Stored items from a collection =
╔══

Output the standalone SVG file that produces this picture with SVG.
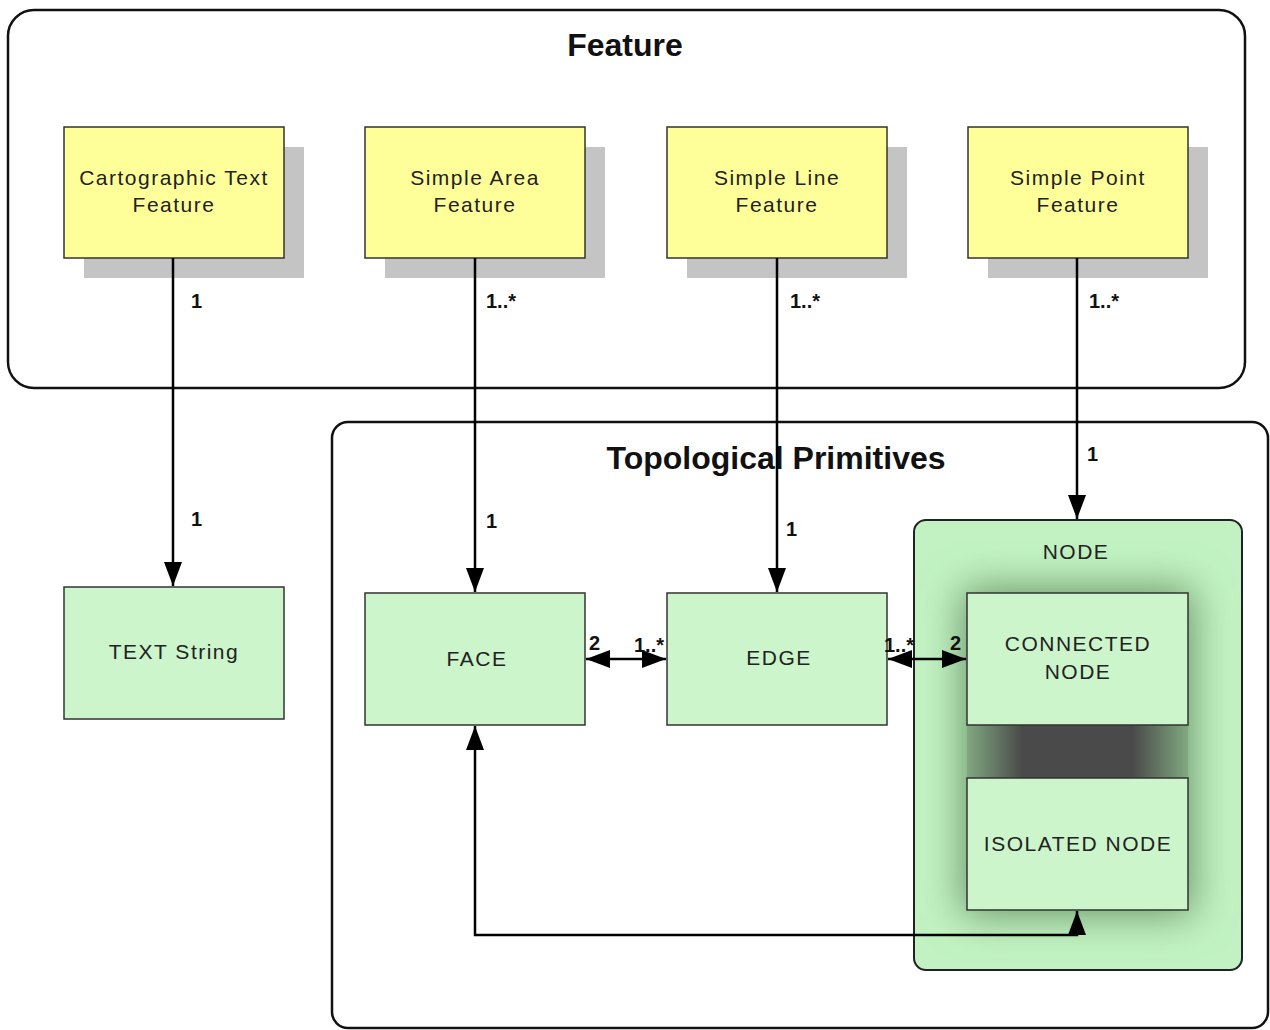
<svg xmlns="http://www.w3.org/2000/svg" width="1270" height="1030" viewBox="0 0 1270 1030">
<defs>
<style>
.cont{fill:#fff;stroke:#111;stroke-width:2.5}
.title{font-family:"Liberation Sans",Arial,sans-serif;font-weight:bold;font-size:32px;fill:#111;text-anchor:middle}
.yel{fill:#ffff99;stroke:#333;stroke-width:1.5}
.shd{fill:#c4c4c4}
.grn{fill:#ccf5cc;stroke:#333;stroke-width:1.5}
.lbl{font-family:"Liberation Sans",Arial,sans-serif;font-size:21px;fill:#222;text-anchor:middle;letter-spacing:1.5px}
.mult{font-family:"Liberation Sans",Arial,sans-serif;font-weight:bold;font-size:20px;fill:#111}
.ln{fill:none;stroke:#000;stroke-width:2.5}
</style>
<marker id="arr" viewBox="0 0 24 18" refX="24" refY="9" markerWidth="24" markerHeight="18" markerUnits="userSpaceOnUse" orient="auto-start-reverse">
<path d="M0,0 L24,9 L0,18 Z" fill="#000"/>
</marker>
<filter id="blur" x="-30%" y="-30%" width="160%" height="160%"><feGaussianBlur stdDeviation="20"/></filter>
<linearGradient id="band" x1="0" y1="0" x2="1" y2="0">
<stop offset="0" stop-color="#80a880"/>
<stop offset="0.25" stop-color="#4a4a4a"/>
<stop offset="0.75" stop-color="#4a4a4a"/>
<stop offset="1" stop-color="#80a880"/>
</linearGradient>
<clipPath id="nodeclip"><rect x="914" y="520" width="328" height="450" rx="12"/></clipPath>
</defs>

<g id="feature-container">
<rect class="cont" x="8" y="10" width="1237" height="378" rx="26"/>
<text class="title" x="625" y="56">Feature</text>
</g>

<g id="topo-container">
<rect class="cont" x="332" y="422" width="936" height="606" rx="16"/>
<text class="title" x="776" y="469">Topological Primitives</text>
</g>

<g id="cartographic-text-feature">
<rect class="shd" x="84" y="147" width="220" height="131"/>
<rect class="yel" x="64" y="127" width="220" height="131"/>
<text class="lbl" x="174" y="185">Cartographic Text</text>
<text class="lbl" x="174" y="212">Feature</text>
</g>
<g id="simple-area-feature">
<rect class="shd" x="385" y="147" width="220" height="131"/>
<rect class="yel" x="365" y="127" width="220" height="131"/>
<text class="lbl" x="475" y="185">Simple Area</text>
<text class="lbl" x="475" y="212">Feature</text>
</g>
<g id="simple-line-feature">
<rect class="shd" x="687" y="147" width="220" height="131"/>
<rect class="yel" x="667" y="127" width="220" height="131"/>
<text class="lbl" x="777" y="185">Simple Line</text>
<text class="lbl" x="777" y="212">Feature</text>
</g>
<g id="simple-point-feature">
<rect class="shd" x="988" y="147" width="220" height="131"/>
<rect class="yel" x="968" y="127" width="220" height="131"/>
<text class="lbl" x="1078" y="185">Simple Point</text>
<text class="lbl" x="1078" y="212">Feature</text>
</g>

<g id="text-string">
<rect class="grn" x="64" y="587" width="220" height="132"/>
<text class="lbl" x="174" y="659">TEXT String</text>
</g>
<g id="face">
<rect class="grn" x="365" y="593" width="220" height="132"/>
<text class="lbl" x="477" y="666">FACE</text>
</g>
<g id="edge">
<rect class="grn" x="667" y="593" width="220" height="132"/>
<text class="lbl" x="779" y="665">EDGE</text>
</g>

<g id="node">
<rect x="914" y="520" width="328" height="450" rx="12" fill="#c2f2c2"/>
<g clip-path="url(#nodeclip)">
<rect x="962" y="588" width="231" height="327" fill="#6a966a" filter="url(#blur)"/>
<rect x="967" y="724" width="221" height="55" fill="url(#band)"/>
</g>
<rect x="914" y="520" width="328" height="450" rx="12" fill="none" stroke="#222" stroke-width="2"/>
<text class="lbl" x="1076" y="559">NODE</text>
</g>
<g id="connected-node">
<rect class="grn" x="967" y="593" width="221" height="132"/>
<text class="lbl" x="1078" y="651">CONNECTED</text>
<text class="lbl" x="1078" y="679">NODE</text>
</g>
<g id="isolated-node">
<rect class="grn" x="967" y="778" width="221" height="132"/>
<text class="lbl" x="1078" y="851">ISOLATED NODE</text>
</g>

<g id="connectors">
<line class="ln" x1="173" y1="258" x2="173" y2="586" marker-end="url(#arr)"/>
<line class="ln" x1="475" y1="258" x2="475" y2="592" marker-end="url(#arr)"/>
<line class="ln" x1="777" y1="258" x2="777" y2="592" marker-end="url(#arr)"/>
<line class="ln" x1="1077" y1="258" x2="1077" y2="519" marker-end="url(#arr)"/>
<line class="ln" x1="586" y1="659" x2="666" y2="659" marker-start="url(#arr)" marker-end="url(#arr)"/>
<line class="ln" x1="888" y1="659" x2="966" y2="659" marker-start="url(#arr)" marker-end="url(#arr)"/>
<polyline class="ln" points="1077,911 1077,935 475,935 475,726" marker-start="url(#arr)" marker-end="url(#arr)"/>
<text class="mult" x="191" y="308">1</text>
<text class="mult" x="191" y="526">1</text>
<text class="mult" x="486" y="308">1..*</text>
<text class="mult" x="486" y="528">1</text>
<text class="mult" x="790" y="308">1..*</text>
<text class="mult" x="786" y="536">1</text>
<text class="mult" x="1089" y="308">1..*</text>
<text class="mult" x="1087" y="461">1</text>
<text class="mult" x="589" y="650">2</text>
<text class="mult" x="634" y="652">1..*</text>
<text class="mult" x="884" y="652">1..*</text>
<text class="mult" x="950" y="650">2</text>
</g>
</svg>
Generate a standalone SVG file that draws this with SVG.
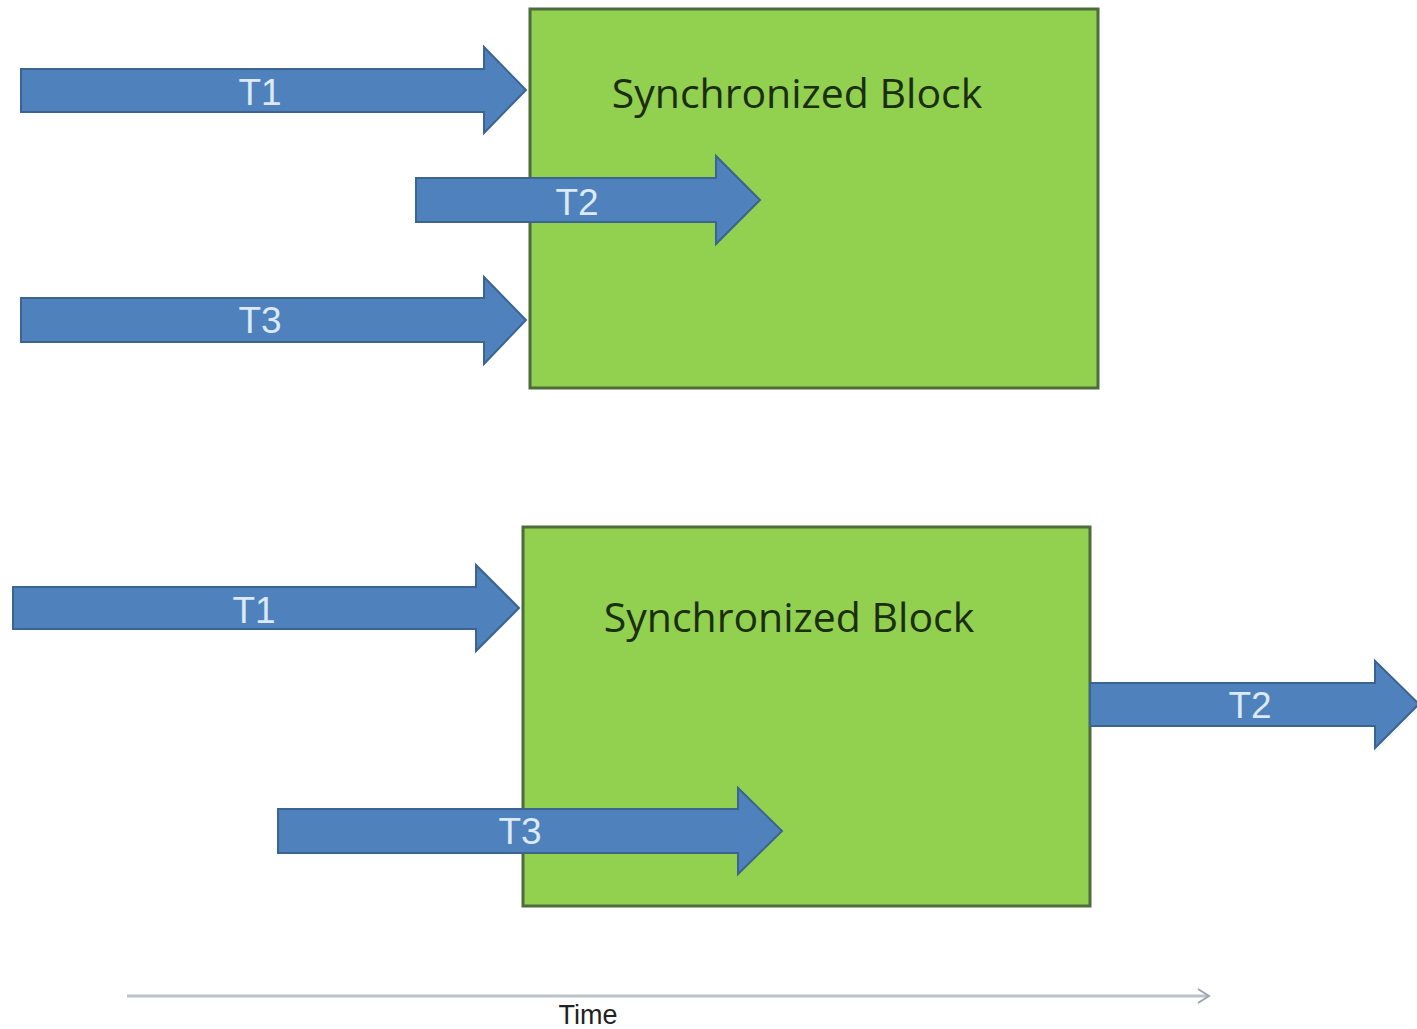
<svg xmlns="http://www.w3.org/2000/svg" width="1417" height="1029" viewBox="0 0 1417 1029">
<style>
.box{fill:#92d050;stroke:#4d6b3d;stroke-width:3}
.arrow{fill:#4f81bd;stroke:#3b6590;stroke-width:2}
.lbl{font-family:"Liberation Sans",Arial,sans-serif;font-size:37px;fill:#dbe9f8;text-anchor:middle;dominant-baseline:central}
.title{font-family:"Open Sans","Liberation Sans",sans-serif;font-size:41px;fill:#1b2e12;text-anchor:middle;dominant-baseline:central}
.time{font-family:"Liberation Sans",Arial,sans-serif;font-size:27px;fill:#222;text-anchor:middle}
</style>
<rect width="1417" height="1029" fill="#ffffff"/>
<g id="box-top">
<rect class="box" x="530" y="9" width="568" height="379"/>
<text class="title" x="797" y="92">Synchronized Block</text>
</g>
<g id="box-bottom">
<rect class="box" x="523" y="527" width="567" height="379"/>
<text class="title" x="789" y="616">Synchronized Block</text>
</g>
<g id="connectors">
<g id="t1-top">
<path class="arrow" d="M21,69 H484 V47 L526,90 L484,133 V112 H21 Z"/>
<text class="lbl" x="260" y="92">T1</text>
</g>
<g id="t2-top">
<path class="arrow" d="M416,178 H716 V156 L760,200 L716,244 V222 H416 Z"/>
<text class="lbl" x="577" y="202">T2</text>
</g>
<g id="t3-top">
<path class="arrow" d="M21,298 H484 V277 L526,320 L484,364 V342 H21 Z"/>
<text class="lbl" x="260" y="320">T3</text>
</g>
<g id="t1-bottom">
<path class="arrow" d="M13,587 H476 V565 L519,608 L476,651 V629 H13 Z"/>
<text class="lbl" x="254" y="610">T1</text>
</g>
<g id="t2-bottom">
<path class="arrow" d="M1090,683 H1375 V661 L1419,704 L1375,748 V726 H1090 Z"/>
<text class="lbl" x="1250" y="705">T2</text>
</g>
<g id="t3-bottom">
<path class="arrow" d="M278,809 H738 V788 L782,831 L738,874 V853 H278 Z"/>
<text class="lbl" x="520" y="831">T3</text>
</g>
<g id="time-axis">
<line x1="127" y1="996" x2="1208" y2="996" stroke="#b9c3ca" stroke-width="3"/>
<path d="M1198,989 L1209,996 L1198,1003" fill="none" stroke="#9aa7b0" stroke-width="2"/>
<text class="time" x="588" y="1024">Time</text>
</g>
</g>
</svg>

╚══

What this task involves =
Gather every line containing the word "standalone" and copy it.

Full answer =
Output the standalone SVG file that produces this picture with SVG.
Generate a standalone SVG file that draws this with SVG.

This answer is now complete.